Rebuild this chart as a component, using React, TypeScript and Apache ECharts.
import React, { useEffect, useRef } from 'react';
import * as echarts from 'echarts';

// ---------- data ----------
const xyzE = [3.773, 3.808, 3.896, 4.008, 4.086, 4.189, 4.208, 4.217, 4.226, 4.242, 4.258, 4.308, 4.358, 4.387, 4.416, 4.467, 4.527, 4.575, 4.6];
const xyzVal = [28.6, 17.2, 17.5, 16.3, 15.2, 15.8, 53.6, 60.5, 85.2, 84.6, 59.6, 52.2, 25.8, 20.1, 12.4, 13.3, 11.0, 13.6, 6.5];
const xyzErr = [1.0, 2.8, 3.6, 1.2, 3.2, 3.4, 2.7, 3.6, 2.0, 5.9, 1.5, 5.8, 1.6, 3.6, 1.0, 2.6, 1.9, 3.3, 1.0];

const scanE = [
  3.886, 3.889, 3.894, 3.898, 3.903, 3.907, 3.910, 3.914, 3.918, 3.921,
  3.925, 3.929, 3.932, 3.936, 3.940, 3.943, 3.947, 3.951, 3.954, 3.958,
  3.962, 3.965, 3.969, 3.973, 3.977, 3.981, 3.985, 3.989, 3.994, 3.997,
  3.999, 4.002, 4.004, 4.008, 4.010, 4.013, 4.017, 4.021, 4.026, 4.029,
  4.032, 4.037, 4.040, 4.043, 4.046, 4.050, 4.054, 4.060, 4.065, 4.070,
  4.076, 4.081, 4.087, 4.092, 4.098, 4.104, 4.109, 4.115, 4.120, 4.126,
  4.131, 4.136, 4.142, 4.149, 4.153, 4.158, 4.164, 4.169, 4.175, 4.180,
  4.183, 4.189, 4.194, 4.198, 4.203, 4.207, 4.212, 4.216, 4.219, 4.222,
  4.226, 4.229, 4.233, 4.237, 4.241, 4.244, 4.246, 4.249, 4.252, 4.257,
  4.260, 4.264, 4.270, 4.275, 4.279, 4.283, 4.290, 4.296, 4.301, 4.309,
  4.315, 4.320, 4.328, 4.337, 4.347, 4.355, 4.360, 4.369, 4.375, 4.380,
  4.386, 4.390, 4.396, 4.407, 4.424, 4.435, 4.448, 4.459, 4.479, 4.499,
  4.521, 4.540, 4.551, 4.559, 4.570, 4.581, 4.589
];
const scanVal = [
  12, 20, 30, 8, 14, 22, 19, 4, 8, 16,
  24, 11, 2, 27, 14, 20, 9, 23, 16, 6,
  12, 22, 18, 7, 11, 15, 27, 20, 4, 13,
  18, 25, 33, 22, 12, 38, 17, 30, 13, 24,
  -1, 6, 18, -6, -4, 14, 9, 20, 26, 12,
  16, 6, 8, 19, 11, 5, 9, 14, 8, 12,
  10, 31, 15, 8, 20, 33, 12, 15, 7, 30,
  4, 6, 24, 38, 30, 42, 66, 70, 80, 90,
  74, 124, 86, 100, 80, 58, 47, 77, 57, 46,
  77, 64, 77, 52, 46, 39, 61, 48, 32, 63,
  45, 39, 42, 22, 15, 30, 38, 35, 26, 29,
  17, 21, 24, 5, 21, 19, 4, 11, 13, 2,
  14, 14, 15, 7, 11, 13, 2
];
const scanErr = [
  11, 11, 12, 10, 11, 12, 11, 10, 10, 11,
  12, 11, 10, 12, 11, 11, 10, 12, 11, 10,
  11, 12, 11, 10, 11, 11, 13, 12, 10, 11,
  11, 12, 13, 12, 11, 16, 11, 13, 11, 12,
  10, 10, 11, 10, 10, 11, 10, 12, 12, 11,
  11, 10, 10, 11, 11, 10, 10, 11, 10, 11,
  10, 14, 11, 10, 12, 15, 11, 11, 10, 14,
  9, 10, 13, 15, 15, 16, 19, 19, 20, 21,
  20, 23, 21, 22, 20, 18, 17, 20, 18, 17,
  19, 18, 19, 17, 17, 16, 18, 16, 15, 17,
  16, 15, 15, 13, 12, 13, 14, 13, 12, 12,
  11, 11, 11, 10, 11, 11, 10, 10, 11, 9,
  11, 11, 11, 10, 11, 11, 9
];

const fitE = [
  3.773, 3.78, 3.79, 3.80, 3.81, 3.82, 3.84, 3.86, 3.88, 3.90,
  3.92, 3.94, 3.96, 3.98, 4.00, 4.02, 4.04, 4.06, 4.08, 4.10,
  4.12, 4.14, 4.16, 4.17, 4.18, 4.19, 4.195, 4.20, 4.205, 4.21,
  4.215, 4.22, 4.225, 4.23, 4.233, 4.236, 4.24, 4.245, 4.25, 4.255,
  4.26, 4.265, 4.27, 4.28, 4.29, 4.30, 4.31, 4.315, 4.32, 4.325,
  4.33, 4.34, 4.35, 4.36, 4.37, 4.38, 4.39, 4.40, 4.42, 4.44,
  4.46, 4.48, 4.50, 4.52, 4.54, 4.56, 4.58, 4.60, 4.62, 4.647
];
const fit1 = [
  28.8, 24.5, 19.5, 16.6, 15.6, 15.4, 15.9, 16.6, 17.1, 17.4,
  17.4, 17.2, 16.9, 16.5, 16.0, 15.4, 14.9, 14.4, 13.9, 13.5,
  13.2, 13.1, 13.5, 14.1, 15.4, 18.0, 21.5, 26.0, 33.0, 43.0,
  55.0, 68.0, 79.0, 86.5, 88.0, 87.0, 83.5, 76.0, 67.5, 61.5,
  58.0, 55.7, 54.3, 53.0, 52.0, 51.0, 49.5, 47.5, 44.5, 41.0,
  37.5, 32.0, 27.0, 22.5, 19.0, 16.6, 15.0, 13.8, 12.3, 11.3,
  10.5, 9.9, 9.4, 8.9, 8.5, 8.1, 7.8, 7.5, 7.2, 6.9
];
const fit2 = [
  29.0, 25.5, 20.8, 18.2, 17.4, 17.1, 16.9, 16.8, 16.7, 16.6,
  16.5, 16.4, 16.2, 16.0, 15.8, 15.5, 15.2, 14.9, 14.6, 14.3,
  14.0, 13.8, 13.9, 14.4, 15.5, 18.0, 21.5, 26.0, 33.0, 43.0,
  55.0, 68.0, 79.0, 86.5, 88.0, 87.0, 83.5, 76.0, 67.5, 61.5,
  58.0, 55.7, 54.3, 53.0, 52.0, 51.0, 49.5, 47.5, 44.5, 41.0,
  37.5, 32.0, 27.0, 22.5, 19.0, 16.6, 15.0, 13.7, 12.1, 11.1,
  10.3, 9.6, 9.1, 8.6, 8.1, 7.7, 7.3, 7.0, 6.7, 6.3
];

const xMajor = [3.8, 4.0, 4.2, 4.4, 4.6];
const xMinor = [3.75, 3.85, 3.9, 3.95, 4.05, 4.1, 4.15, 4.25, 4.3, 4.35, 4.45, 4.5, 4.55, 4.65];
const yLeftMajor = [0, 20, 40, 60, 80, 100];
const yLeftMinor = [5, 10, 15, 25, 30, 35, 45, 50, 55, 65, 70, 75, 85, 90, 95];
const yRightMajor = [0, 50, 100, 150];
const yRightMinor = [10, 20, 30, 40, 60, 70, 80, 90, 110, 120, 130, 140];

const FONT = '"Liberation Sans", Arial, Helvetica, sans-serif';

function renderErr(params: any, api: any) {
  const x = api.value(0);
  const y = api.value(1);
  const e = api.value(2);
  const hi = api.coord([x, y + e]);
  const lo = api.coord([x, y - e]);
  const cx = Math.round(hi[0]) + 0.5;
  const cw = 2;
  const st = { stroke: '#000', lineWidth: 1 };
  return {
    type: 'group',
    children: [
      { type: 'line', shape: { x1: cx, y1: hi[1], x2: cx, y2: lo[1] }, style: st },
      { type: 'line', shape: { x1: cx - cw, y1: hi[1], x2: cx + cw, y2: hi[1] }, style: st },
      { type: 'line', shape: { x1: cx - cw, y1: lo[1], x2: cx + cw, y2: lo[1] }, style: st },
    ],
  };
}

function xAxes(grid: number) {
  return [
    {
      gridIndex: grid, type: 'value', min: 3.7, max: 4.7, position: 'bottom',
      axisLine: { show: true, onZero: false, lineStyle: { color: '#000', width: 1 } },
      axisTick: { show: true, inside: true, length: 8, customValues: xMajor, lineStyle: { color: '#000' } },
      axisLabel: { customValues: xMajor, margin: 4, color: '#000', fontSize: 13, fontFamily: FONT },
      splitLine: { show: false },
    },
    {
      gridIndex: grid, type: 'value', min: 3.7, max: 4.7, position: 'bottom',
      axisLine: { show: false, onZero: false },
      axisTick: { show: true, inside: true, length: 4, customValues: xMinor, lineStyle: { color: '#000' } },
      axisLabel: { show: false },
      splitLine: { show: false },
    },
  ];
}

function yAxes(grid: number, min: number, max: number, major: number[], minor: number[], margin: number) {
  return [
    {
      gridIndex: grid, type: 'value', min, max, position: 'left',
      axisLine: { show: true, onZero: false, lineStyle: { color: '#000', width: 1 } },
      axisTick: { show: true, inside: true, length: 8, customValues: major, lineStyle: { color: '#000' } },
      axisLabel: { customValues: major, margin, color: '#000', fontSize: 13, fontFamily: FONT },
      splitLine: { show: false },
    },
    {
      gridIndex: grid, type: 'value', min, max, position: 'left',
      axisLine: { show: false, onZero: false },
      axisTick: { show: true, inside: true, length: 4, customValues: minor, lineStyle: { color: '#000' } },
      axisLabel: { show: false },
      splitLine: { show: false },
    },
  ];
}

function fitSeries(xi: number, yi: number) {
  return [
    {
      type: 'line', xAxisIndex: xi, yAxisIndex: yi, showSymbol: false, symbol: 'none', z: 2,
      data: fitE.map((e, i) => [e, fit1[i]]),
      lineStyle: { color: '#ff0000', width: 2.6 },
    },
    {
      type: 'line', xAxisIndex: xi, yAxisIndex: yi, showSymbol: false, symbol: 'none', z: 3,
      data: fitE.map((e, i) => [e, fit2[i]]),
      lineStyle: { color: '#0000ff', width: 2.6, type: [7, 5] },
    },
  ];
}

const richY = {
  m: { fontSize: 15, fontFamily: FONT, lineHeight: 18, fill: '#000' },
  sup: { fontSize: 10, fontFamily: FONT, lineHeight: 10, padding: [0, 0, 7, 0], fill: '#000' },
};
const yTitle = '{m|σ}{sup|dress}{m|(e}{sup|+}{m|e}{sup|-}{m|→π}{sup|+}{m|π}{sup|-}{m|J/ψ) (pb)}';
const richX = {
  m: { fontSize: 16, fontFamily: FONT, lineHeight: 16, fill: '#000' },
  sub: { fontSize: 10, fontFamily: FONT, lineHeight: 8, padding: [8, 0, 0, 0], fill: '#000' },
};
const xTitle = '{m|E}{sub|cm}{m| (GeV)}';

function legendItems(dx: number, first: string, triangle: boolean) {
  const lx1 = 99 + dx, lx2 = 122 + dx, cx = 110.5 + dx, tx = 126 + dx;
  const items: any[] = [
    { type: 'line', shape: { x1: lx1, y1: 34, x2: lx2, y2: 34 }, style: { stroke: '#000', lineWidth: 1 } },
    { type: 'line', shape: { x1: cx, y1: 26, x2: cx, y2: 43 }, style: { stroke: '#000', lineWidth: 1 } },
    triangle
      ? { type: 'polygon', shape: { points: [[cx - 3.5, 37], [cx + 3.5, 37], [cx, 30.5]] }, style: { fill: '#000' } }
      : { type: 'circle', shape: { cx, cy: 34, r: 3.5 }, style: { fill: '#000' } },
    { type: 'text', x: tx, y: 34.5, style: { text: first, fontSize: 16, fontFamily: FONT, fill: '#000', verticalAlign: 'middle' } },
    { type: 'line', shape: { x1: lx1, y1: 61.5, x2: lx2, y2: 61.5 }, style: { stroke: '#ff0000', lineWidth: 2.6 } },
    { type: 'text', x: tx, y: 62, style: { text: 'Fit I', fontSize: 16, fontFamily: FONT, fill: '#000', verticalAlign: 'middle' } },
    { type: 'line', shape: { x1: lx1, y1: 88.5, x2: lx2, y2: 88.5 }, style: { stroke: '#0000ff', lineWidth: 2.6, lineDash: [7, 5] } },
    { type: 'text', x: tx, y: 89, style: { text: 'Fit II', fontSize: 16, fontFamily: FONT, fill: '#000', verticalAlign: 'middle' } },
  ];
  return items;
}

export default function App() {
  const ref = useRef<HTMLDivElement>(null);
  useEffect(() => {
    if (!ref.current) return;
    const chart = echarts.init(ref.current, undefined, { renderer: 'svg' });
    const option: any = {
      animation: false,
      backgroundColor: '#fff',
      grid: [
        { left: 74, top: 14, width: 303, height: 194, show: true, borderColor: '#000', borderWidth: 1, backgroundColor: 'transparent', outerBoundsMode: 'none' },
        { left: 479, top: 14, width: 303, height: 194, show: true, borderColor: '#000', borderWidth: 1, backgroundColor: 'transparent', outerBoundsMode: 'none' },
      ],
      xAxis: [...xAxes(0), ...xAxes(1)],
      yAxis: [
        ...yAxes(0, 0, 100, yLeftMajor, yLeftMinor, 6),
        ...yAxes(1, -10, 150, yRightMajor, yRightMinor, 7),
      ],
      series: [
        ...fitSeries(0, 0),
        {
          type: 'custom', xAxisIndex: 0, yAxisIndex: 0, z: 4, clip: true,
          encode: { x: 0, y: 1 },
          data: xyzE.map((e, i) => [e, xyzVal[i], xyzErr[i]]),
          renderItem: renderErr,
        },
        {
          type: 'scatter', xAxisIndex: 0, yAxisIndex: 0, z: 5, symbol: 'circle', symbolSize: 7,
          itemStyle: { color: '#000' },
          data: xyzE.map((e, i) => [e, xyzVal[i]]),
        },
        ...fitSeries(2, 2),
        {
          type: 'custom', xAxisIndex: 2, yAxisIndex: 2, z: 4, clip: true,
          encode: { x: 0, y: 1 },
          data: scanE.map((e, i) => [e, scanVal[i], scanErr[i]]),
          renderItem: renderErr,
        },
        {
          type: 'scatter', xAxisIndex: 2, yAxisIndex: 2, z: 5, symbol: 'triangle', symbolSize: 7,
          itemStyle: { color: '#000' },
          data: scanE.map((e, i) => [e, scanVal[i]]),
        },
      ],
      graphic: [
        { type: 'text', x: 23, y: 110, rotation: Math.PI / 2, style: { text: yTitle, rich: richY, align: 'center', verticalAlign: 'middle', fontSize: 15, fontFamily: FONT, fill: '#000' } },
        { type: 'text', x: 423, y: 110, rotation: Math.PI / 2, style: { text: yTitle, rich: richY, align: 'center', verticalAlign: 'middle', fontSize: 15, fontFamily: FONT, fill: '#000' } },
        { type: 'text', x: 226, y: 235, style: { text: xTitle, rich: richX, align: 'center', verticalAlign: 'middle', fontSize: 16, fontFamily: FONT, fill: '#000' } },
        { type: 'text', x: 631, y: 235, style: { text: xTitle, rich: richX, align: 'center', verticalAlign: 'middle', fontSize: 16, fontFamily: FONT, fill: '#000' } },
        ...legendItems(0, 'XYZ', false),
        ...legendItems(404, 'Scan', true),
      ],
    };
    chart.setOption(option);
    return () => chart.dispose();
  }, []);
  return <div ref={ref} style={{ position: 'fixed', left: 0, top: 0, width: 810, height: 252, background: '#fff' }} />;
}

• **EXERCISE REQUIREMENTS**: Please write out exactly the lines from the start of the data through the line that contains "import * as echarts from 'echarts';", both ends included, and nothing else.

• **WRITTEN RESPONSE**:
Rebuild this chart as a component, using React, TypeScript and Apache ECharts.
import React, { useEffect, useRef } from 'react';
import * as echarts from 'echarts';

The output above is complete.